There is no denying the exiles’ characterization of the Castro regime as totalitarian, nor the country’s profound poverty, especially after the 33 percent fall in gross domestic product after the end of Soviet subsidies. Both these qualities would predict a de-emphasis of health care and of international aid. Why then, should it have the world’s lowest population-to-physician ratio, at 179? Moreover, why should it spend so much helping to provide health care to its neighbours?
The realist school of thought in foreign policy suggests that foreign influence is best exercised through military and economic power. But what if a country’s strength is in caring for others? Is it possible for a nation to feel inclined to work for the humanitarian needs of others while fulfilling its own national interests? Is it possible … for a nation to see the investment in comprehensive public health care as a foreign policy that furthers its own interests? Is it possible for a nation to fulfill its own interests by taking care of others?
This is the essence of the argument for soft power: influence and allegiance are easier and more durably achieved with humanitarian and cultural exchange than with any amount of hard—military—power. After the Cuban military adventures in Ethiopia and Angola, this may have been an insight they were well prepared to receive—although, after the debacles of the recent Asian wars, one might hope that the west, more generally, might come to see the merit of the idea too.
To contrast the roles the Global North and Cuba play in international health, Huish points out that 25 percent of physicians in Australia, Canada and the United States were trained elsewhere—in Canada’s instance, largely in South Africa, a country with a third as many physicians per capita. No compensation is paid to the countries so much poorer than our own, that train the doctors who care for so much of rural and northern Canada. On the other hand, Cuba has operated the La Escuela Latinoamericana de Medicina, the world’s largest medical school, since 1998.
It is an innovative program developed in response to the aftermath of Hurricane Mitch in Central America in 1998. Cuban medical brigades working in the affected region realized that droves of doctors would be required in order to improve the region’s human resources for health in primary care. Instead of offering its own doctors on an ongoing basis, Cuba decided to train students from those communities so that they would eventually serve them. Soon after, they expanded the school’s enrolment from victims of a single hurricane to include victims of structural violence from across the Americas and Africa. By 1999, ELAM had received 1,929 students from eighteen different countries.

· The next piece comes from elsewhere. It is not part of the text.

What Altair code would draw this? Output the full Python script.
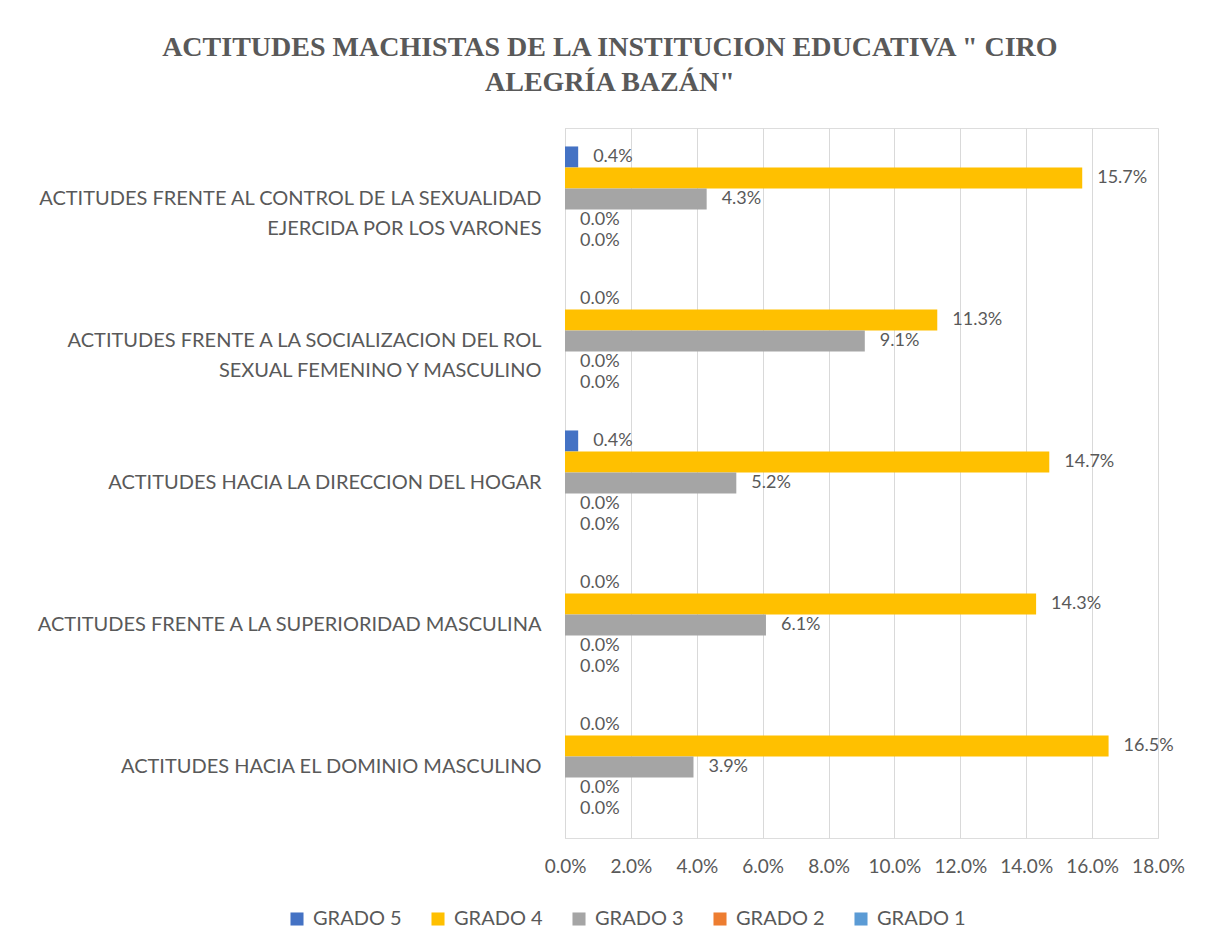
import altair as alt
import pandas as pd

categories = [
    "ACTITUDES FRENTE AL CONTROL DE LA SEXUALIDAD|EJERCIDA POR LOS VARONES",
    "ACTITUDES FRENTE A LA SOCIALIZACION DEL ROL|SEXUAL FEMENINO Y MASCULINO",
    "ACTITUDES HACIA LA DIRECCION DEL HOGAR",
    "ACTITUDES FRENTE A LA SUPERIORIDAD MASCULINA",
    "ACTITUDES HACIA EL DOMINIO MASCULINO",
]
series = ["GRADO 5", "GRADO 4", "GRADO 3", "GRADO 2", "GRADO 1"]
colors = ["#4472C4", "#FFC000", "#A5A5A5", "#ED7D31", "#5B9BD5"]

grado5 = [0.004, 0.000, 0.004, 0.000, 0.000]
grado4 = [0.157, 0.113, 0.147, 0.143, 0.165]
grado3 = [0.043, 0.091, 0.052, 0.061, 0.039]
grado2 = [0.000, 0.000, 0.000, 0.000, 0.000]
grado1 = [0.000, 0.000, 0.000, 0.000, 0.000]

x_ticks = [0, 0.02, 0.04, 0.06, 0.08, 0.10, 0.12, 0.14, 0.16, 0.18]

rows = []
for s, vals in zip(series, [grado5, grado4, grado3, grado2, grado1]):
    for c, v in zip(categories, vals):
        rows.append({"cat": c, "serie": s, "valor": v})
df = pd.DataFrame(rows)

FONT = "Lato"
GRAY = "#595959"

y_enc = alt.Y(
    "cat:N",
    sort=categories,
    title=None,
    scale=alt.Scale(paddingInner=0.26, paddingOuter=0.13),
    axis=alt.Axis(
        labelExpr="split(datum.label, '|')",
        labelFont=FONT, labelFontSize=20, labelColor=GRAY,
        labelPadding=24, ticks=False, domainColor="#D9D9D9",
        labelLimit=700, labelLineHeight=30,
    ),
)
yoff = alt.YOffset("serie:N", sort=series, scale=alt.Scale(paddingInner=0, paddingOuter=0))
x_enc = alt.X(
    "valor:Q",
    title=None,
    scale=alt.Scale(domain=[0, 0.18], nice=False),
    axis=alt.Axis(
        values=x_ticks, format=".1%", labelFont=FONT, labelFontSize=19,
        labelColor=GRAY, domain=False, ticks=False, gridColor="#D9D9D9",
        labelPadding=19, labelOverlap=False, labelFlush=False,
    ),
)

base = alt.Chart(df).encode(y=y_enc, yOffset=yoff)

bars = base.mark_bar().encode(
    x=x_enc,
    color=alt.Color(
        "serie:N",
        sort=series,
        scale=alt.Scale(domain=series, range=colors),
        legend=alt.Legend(
            title=None, orient="none", direction="horizontal",
            legendX=-278, legendY=781,
            labelFont=FONT, labelFontSize=20, labelColor=GRAY,
            symbolType="square", symbolSize=170, symbolStrokeWidth=0,
            columnPadding=26, labelOffset=6,
        ),
    ),
)

labels = base.mark_text(
    align="left", baseline="middle", dx=15, font=FONT, fontSize=18, color=GRAY
).encode(x="valor:Q", text=alt.Text("valor:Q", format=".1%"))

chart = (
    alt.layer(bars, labels)
    .properties(
        width=593,
        height=710,
        padding={"left": 27, "top": 26, "right": 10, "bottom": 5},
        title=alt.TitleParams(
            text=["ACTITUDES MACHISTAS DE LA INSTITUCION EDUCATIVA \" CIRO", "ALEGRÍA BAZÁN\""],
            font="Liberation Serif", fontSize=28, fontWeight="bold", color=GRAY,
            anchor="middle", frame="bounds", lineHeight=35, offset=31,
        ),
    )
    .configure_view(stroke=None)
    .configure(background="white")
)

chart.save("out.html", embed_options={"renderer": "svg", "actions": False})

By 2005, 11,000 international students from 22 countries were enrolled in the six-year program. (The largest educational effort America has offered in Latin America, Huish acerbically notes, is the now-closed School of the Americas, in Panama, which trained 60,000 soldiers and police, among them, the most notorious generals from Argentina’s Dirty War and Guatemala’s Civil War.)
Cuba’s role in the Caribbean and the developing world, more broadly, is complex and its government more morally ambiguous than Huish, an ardent Cubanophile, is inclined to acknowledge, but the central point of this fine work is crucially important: in a time of unprecedented disparity in global health outcomes, and while the International Monetary Fund insists on curtailing public health spending as one of the first steps in its oft-prescribed austerity measures, it is in the interest of countries that can help to help. The people who see this the clearest, are inevitably, the ones who are closest to that place of needing help. As it is with countries, so it is with individuals.